> EXERCISE TASK: Extract exactly the lines from the top of the records through the line containing "import matplotlib.pyplot as plt", and keep pictures out of the copy.

[Source code of charts]

##############################

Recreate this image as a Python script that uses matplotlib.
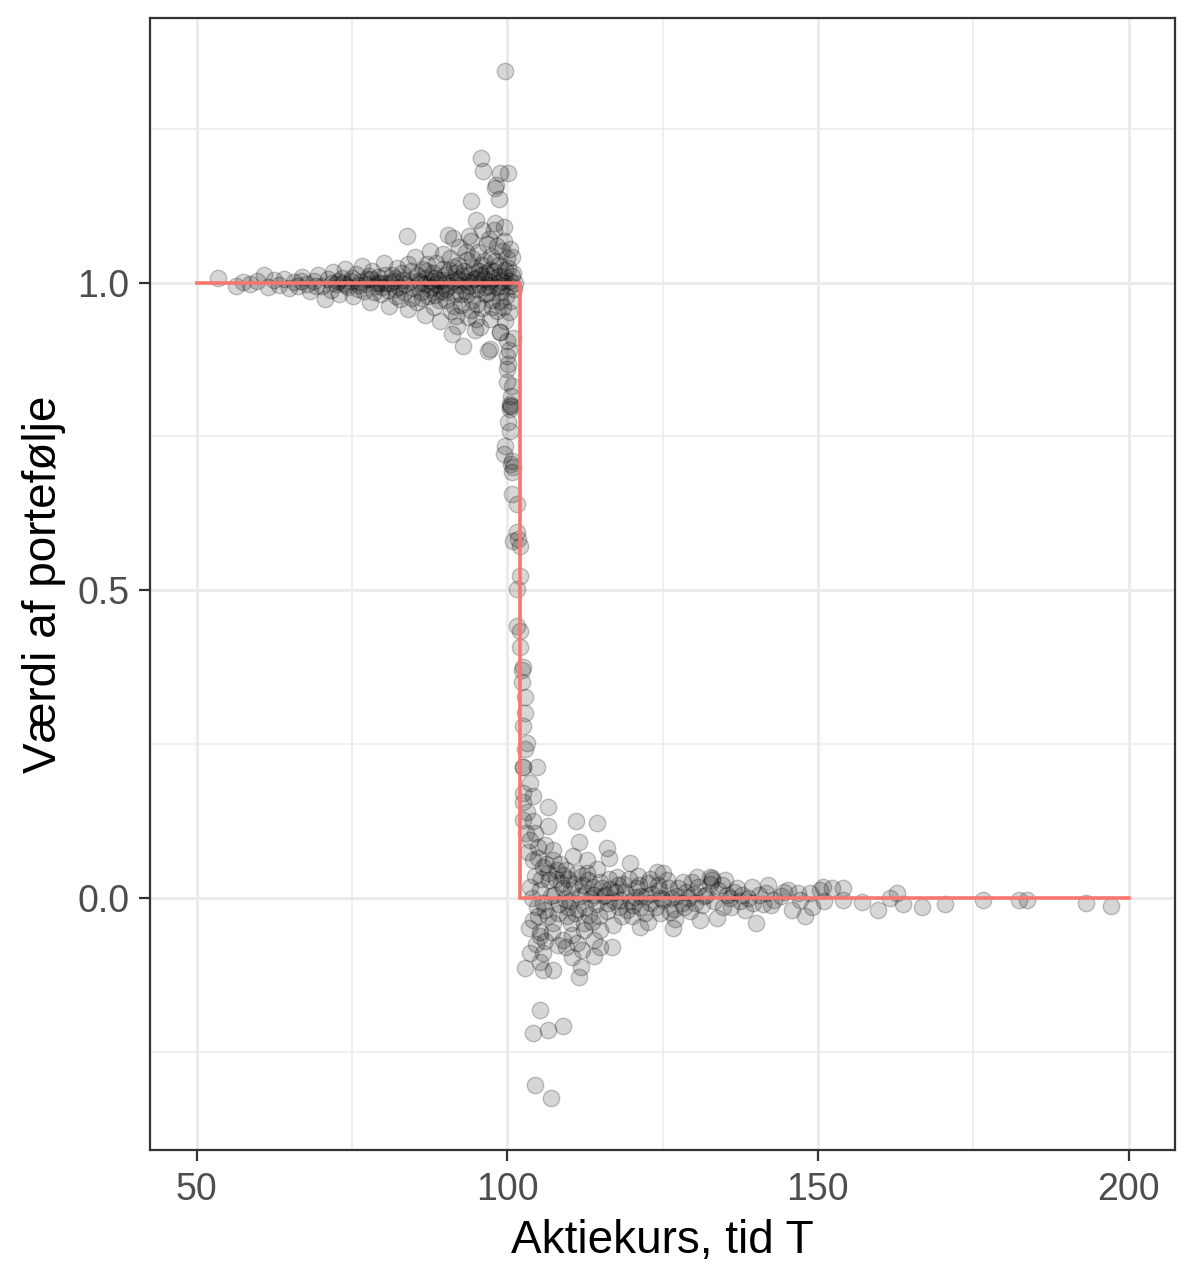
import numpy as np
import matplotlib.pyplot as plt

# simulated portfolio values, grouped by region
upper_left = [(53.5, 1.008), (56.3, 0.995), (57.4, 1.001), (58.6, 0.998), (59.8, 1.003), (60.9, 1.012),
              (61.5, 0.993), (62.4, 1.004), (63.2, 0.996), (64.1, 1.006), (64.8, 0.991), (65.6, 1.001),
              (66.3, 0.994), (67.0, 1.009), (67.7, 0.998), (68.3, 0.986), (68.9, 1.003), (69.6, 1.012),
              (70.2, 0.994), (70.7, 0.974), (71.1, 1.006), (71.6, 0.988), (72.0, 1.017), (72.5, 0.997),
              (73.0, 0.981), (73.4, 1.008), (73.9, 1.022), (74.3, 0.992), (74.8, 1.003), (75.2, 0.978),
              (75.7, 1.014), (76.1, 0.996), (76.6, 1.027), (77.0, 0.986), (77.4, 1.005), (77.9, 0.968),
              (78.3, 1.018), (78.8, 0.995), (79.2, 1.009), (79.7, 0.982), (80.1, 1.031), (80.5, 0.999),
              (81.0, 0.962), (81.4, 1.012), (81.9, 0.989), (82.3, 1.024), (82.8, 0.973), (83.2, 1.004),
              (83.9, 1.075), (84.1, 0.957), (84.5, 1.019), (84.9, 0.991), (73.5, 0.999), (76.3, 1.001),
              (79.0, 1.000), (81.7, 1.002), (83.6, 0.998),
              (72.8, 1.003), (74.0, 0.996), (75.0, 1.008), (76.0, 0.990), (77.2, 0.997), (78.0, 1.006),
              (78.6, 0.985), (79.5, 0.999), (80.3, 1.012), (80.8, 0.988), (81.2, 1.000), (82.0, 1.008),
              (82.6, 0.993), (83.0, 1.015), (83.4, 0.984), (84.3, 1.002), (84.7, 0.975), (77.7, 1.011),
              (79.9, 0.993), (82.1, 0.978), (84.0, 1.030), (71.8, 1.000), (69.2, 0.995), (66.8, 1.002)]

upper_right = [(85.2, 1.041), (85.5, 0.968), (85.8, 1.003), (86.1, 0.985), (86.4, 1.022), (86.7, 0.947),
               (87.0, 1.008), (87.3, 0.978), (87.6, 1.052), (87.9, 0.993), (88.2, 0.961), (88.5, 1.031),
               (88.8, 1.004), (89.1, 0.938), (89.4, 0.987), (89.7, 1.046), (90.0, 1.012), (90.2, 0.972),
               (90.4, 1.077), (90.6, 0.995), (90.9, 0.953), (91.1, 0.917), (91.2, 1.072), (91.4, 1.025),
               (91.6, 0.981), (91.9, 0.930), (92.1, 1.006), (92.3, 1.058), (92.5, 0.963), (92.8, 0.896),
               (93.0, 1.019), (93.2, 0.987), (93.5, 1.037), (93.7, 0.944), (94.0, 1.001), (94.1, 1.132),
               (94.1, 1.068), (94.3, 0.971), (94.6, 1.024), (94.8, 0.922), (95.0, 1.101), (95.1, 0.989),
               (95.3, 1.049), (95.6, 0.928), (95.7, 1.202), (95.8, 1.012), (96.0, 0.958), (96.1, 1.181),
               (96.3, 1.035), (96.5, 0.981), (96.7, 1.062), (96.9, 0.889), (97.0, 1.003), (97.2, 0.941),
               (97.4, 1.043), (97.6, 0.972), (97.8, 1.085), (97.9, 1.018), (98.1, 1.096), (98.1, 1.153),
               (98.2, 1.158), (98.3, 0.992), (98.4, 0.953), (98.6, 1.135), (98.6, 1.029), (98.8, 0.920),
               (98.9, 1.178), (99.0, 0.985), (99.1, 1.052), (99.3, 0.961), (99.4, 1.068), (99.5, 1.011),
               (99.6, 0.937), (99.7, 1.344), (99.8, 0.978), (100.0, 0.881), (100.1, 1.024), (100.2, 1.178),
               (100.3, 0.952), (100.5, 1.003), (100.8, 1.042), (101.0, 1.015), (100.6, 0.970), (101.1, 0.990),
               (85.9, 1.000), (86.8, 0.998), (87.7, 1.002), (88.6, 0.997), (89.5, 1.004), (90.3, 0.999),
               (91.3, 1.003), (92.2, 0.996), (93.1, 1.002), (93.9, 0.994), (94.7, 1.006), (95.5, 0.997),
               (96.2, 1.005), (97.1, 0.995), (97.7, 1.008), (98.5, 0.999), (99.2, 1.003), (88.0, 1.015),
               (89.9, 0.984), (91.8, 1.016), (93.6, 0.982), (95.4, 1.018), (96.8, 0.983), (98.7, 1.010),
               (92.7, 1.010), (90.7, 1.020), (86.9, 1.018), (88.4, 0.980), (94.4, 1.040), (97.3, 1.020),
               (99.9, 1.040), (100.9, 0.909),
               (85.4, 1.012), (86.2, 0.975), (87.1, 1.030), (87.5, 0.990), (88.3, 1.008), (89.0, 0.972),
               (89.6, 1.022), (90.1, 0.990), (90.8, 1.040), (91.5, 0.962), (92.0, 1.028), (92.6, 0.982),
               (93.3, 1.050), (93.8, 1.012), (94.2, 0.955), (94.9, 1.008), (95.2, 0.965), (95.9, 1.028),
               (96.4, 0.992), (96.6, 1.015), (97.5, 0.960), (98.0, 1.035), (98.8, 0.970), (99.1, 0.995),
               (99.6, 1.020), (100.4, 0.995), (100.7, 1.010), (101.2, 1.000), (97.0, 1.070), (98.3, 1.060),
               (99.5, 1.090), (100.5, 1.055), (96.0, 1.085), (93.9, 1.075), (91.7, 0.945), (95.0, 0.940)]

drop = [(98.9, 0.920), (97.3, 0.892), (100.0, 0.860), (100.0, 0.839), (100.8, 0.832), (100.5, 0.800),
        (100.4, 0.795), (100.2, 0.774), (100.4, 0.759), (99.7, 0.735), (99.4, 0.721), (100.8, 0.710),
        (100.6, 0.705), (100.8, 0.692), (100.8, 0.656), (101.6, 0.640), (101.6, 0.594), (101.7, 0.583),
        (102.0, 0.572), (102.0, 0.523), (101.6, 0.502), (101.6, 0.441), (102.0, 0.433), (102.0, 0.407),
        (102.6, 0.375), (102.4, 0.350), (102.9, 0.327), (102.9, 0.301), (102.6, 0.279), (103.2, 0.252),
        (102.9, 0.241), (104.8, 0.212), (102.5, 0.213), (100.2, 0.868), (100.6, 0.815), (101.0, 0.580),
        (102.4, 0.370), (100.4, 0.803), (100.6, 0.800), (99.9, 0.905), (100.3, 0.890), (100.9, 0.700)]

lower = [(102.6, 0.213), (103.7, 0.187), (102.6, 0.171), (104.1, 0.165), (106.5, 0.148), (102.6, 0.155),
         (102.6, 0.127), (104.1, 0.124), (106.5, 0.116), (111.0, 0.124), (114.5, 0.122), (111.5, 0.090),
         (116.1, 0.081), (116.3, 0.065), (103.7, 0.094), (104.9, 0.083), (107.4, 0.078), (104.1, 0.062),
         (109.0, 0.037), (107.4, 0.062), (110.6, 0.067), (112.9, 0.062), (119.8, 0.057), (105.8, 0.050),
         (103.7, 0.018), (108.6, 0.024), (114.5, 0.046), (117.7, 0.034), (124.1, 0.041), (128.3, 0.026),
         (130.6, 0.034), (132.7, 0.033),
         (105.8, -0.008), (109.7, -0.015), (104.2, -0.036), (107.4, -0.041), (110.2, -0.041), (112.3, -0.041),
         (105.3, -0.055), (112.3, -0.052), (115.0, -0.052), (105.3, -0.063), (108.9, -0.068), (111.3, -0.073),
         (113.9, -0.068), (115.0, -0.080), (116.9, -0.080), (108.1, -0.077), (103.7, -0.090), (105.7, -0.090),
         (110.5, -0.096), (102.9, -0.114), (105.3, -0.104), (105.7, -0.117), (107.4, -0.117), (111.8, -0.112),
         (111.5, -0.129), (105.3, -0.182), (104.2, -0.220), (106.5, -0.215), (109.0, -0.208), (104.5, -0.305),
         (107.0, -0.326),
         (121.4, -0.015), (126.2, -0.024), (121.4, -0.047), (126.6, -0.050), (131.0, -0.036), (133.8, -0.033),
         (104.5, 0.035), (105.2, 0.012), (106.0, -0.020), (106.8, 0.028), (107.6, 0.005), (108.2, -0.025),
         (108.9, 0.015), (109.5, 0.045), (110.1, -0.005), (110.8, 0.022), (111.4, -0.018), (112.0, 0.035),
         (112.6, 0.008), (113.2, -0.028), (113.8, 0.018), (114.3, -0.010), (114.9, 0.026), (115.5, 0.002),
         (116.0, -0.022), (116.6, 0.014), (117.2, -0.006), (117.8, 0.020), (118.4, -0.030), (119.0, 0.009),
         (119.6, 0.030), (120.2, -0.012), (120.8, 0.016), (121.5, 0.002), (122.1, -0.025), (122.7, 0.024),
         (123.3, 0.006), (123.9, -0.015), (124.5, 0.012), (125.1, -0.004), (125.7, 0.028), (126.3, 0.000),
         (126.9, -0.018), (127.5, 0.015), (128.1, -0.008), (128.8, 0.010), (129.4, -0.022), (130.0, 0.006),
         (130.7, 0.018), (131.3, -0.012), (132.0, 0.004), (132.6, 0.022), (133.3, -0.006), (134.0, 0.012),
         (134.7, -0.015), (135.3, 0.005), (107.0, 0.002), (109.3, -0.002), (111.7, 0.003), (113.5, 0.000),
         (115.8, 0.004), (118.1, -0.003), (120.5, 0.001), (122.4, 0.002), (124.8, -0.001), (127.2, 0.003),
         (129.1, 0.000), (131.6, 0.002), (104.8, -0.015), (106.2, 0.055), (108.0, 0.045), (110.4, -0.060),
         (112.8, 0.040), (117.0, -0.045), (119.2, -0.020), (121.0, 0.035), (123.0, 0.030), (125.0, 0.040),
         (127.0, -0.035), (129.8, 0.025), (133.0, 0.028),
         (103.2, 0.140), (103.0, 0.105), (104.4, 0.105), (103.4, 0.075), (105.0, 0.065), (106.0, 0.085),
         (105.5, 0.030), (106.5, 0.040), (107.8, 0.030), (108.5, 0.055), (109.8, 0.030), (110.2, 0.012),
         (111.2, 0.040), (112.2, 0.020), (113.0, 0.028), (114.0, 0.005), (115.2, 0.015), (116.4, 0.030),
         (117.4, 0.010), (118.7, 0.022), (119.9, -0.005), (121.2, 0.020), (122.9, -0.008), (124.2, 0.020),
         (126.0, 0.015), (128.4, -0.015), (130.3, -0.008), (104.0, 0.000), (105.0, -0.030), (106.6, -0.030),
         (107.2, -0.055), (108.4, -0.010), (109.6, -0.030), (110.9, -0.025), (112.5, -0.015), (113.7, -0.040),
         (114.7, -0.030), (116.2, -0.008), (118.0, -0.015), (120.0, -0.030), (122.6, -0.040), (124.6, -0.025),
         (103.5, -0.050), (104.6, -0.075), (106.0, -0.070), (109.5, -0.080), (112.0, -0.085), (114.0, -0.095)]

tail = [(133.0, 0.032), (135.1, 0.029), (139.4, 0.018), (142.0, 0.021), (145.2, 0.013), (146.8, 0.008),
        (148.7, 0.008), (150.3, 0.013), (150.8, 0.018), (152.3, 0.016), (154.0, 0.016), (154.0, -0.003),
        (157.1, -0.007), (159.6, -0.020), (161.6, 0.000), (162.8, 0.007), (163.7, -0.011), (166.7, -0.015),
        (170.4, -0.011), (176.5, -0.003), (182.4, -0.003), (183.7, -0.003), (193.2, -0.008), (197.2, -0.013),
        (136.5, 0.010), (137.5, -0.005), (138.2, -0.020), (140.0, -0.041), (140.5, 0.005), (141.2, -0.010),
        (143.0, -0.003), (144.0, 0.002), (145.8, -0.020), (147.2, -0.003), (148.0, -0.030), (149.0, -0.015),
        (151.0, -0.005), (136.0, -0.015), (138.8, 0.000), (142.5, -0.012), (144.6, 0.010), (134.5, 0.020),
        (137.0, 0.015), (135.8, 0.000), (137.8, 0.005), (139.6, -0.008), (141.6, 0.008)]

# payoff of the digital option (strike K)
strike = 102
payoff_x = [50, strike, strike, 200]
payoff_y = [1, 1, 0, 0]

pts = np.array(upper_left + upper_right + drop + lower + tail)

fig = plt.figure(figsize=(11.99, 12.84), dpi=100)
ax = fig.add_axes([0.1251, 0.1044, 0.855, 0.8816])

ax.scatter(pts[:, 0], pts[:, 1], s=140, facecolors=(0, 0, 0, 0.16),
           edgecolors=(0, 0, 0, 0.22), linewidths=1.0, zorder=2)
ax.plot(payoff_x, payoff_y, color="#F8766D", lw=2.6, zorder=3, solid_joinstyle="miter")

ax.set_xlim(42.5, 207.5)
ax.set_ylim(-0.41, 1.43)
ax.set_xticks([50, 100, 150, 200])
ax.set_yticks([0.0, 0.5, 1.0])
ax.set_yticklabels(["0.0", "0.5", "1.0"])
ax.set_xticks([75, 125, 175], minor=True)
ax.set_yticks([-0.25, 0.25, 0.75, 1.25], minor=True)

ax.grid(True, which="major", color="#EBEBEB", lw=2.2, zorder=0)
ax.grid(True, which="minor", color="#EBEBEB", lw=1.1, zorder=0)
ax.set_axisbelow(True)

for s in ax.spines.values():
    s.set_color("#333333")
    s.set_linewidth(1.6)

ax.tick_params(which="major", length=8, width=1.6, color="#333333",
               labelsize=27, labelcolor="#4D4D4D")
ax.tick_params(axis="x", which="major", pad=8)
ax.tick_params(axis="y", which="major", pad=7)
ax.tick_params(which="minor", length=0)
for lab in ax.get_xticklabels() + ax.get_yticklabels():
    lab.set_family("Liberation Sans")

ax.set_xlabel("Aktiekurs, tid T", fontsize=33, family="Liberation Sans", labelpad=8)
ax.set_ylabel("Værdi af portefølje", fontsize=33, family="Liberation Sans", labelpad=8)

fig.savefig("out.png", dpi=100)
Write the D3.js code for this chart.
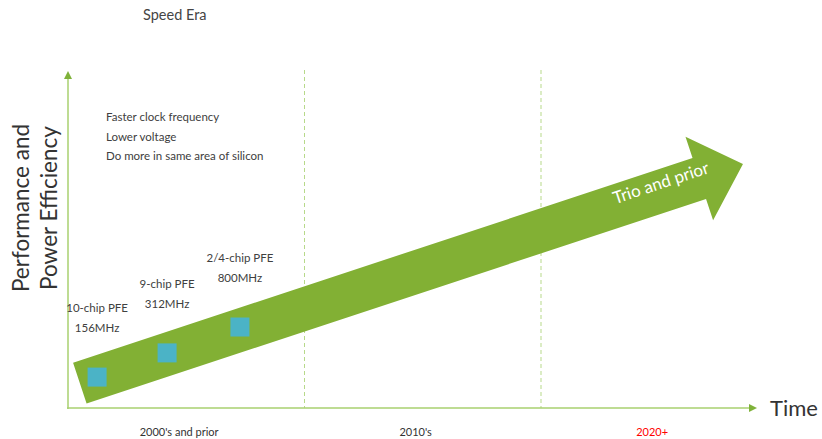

##############################

> RESPONSE TO THIS TASK:
Recreate this image as a Python script that uses matplotlib.
import numpy as np
import matplotlib.pyplot as plt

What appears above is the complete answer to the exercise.